• Exercise description: Repeat the entries that follow verbatim, without any of their pictures.
· · · · ·
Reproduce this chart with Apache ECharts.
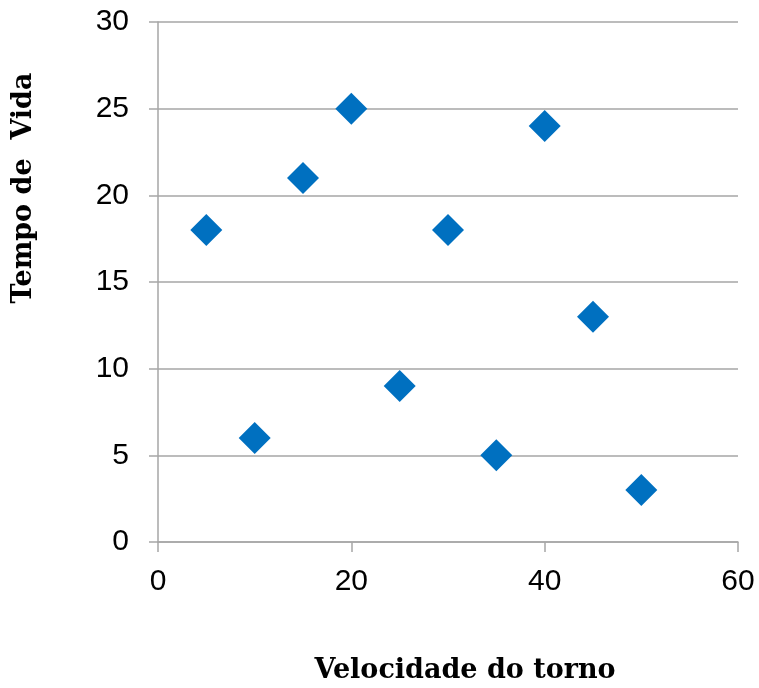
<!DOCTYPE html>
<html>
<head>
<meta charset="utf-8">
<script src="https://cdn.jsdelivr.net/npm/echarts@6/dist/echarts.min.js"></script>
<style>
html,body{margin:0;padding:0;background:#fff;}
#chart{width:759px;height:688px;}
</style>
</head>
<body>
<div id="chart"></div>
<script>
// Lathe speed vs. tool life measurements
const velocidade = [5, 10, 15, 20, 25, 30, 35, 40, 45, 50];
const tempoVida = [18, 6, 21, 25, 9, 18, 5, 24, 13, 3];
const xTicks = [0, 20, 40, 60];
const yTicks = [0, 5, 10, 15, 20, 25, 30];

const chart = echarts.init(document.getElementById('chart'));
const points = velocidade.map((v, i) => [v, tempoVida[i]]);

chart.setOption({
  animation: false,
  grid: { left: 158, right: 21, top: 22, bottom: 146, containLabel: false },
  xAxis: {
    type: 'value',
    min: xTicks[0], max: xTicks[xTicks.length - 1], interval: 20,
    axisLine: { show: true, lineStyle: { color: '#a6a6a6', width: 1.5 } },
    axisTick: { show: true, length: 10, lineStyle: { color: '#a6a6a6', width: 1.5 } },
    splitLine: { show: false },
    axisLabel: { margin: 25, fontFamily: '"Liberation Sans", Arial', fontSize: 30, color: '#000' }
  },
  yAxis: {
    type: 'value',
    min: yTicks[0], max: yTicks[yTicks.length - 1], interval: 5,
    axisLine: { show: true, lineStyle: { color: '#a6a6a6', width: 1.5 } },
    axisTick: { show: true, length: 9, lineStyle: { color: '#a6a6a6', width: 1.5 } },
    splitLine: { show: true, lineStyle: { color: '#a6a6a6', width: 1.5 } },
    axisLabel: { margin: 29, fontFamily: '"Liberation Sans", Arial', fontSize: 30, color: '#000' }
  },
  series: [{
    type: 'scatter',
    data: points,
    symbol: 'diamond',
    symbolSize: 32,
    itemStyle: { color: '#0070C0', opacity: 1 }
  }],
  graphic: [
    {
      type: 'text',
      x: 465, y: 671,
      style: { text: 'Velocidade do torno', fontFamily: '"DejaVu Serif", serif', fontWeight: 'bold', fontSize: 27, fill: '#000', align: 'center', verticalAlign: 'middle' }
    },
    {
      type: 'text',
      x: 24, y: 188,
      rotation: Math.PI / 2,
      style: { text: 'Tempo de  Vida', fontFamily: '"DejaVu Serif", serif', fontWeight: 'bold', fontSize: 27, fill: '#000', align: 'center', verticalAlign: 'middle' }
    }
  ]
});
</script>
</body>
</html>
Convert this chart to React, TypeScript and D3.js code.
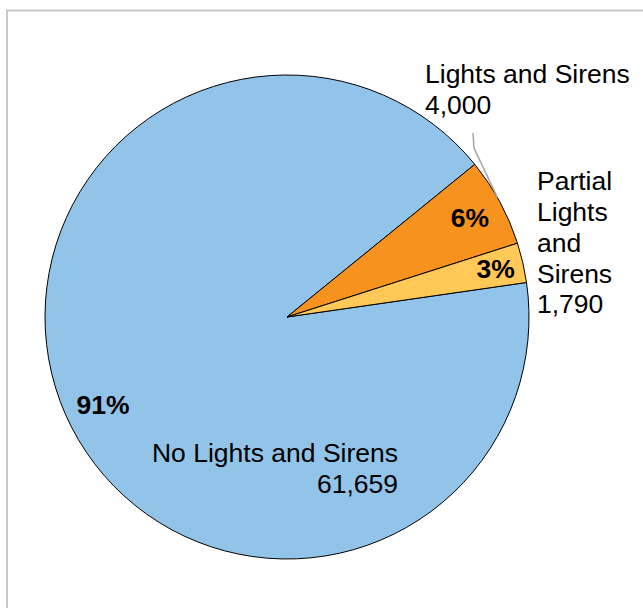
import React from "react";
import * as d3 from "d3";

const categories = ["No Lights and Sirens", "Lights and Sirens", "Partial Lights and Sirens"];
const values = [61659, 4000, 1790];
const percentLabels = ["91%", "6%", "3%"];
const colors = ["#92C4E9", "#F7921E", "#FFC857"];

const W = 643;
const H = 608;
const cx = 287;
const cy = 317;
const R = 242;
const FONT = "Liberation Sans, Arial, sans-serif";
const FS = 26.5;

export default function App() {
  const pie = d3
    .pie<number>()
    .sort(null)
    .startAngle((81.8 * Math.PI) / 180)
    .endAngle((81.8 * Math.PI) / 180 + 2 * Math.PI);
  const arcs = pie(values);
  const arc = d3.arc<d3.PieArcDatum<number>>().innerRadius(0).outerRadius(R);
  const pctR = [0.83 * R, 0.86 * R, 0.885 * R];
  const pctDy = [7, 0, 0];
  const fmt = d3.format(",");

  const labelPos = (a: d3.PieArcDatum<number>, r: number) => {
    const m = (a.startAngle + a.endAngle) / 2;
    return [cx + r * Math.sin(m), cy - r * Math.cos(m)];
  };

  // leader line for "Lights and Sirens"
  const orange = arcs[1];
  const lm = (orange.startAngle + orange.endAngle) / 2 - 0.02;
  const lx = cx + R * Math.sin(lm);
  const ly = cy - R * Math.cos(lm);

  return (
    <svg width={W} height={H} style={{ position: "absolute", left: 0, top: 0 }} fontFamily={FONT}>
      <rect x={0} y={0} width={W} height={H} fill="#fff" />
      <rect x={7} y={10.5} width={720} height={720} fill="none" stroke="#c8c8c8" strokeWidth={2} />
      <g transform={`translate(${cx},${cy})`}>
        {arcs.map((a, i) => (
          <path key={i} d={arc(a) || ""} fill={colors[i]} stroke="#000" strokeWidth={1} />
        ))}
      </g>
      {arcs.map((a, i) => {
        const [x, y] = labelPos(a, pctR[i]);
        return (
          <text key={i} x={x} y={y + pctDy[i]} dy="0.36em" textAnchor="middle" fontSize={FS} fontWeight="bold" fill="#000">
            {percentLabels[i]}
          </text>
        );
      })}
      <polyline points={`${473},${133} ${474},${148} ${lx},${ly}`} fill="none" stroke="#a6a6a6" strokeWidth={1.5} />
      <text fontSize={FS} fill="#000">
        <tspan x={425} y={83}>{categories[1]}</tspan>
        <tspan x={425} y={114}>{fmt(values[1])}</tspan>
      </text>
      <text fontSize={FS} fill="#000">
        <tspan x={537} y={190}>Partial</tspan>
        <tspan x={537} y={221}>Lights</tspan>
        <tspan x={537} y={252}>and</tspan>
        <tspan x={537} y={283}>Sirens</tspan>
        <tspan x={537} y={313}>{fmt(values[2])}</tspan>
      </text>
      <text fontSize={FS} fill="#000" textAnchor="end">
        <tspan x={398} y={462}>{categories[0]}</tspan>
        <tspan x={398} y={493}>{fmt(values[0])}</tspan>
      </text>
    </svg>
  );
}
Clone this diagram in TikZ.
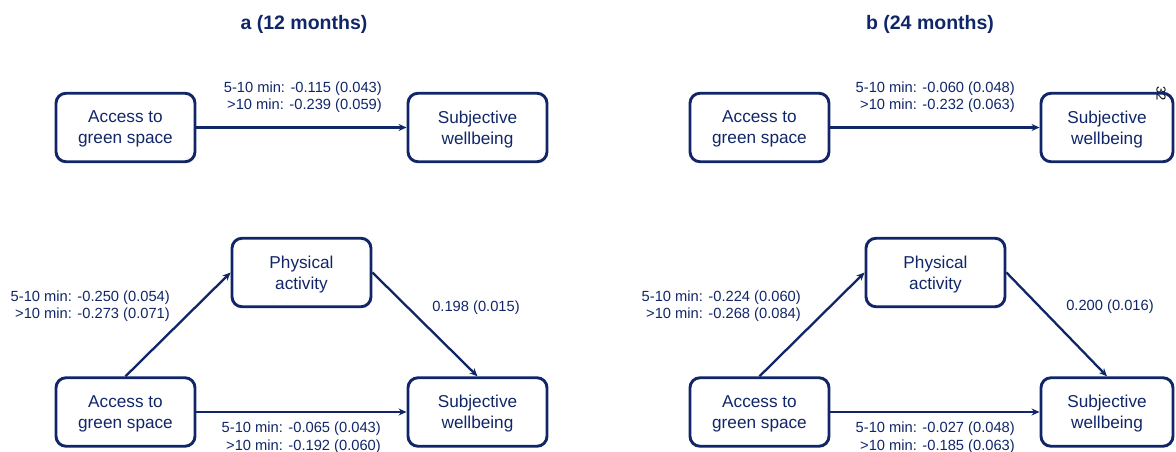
· · · · ·
• Reply:
Reproduce this chart with Apache ECharts.
<!DOCTYPE html>
<html>
<head>
<meta charset="utf-8">
<script src="https://cdn.jsdelivr.net/npm/echarts@6/dist/echarts.min.js"></script>
<style>
html,body{margin:0;padding:0;background:#fff;}
#chart{width:759px;height:688px;}
</style>
</head>
<body>
<div id="chart"></div>
<script>
// Lathe speed vs. tool life measurements
const velocidade = [5, 10, 15, 20, 25, 30, 35, 40, 45, 50];
const tempoVida = [18, 6, 21, 25, 9, 18, 5, 24, 13, 3];
const xTicks = [0, 20, 40, 60];
const yTicks = [0, 5, 10, 15, 20, 25, 30];

const chart = echarts.init(document.getElementById('chart'));
const points = velocidade.map((v, i) => [v, tempoVida[i]]);

chart.setOption({
  animation: false,
  grid: { left: 158, right: 21, top: 22, bottom: 146, containLabel: false },
  xAxis: {
    type: 'value',
    min: xTicks[0], max: xTicks[xTicks.length - 1], interval: 20,
    axisLine: { show: true, lineStyle: { color: '#a6a6a6', width: 1.5 } },
    axisTick: { show: true, length: 10, lineStyle: { color: '#a6a6a6', width: 1.5 } },
    splitLine: { show: false },
    axisLabel: { margin: 25, fontFamily: '"Liberation Sans", Arial', fontSize: 30, color: '#000' }
  },
  yAxis: {
    type: 'value',
    min: yTicks[0], max: yTicks[yTicks.length - 1], interval: 5,
    axisLine: { show: true, lineStyle: { color: '#a6a6a6', width: 1.5 } },
    axisTick: { show: true, length: 9, lineStyle: { color: '#a6a6a6', width: 1.5 } },
    splitLine: { show: true, lineStyle: { color: '#a6a6a6', width: 1.5 } },
    axisLabel: { margin: 29, fontFamily: '"Liberation Sans", Arial', fontSize: 30, color: '#000' }
  },
  series: [{
    type: 'scatter',
    data: points,
    symbol: 'diamond',
    symbolSize: 32,
    itemStyle: { color: '#0070C0', opacity: 1 }
  }],
  graphic: [
    {
      type: 'text',
      x: 465, y: 671,
      style: { text: 'Velocidade do torno', fontFamily: '"DejaVu Serif", serif', fontWeight: 'bold', fontSize: 27, fill: '#000', align: 'center', verticalAlign: 'middle' }
    },
    {
      type: 'text',
      x: 24, y: 188,
      rotation: Math.PI / 2,
      style: { text: 'Tempo de  Vida', fontFamily: '"DejaVu Serif", serif', fontWeight: 'bold', fontSize: 27, fill: '#000', align: 'center', verticalAlign: 'middle' }
    }
  ]
});
</script>
</body>
</html>
Convert this chart to React, TypeScript and D3.js code.
import React from "react";
import * as d3 from "d3";

const categories = ["No Lights and Sirens", "Lights and Sirens", "Partial Lights and Sirens"];
const values = [61659, 4000, 1790];
const percentLabels = ["91%", "6%", "3%"];
const colors = ["#92C4E9", "#F7921E", "#FFC857"];

const W = 643;
const H = 608;
const cx = 287;
const cy = 317;
const R = 242;
const FONT = "Liberation Sans, Arial, sans-serif";
const FS = 26.5;

export default function App() {
  const pie = d3
    .pie<number>()
    .sort(null)
    .startAngle((81.8 * Math.PI) / 180)
    .endAngle((81.8 * Math.PI) / 180 + 2 * Math.PI);
  const arcs = pie(values);
  const arc = d3.arc<d3.PieArcDatum<number>>().innerRadius(0).outerRadius(R);
  const pctR = [0.83 * R, 0.86 * R, 0.885 * R];
  const pctDy = [7, 0, 0];
  const fmt = d3.format(",");

  const labelPos = (a: d3.PieArcDatum<number>, r: number) => {
    const m = (a.startAngle + a.endAngle) / 2;
    return [cx + r * Math.sin(m), cy - r * Math.cos(m)];
  };

  // leader line for "Lights and Sirens"
  const orange = arcs[1];
  const lm = (orange.startAngle + orange.endAngle) / 2 - 0.02;
  const lx = cx + R * Math.sin(lm);
  const ly = cy - R * Math.cos(lm);

  return (
    <svg width={W} height={H} style={{ position: "absolute", left: 0, top: 0 }} fontFamily={FONT}>
      <rect x={0} y={0} width={W} height={H} fill="#fff" />
      <rect x={7} y={10.5} width={720} height={720} fill="none" stroke="#c8c8c8" strokeWidth={2} />
      <g transform={`translate(${cx},${cy})`}>
        {arcs.map((a, i) => (
          <path key={i} d={arc(a) || ""} fill={colors[i]} stroke="#000" strokeWidth={1} />
        ))}
      </g>
      {arcs.map((a, i) => {
        const [x, y] = labelPos(a, pctR[i]);
        return (
          <text key={i} x={x} y={y + pctDy[i]} dy="0.36em" textAnchor="middle" fontSize={FS} fontWeight="bold" fill="#000">
            {percentLabels[i]}
          </text>
        );
      })}
      <polyline points={`${473},${133} ${474},${148} ${lx},${ly}`} fill="none" stroke="#a6a6a6" strokeWidth={1.5} />
      <text fontSize={FS} fill="#000">
        <tspan x={425} y={83}>{categories[1]}</tspan>
        <tspan x={425} y={114}>{fmt(values[1])}</tspan>
      </text>
      <text fontSize={FS} fill="#000">
        <tspan x={537} y={190}>Partial</tspan>
        <tspan x={537} y={221}>Lights</tspan>
        <tspan x={537} y={252}>and</tspan>
        <tspan x={537} y={283}>Sirens</tspan>
        <tspan x={537} y={313}>{fmt(values[2])}</tspan>
      </text>
      <text fontSize={FS} fill="#000" textAnchor="end">
        <tspan x={398} y={462}>{categories[0]}</tspan>
        <tspan x={398} y={493}>{fmt(values[0])}</tspan>
      </text>
    </svg>
  );
}
Clone this diagram in TikZ.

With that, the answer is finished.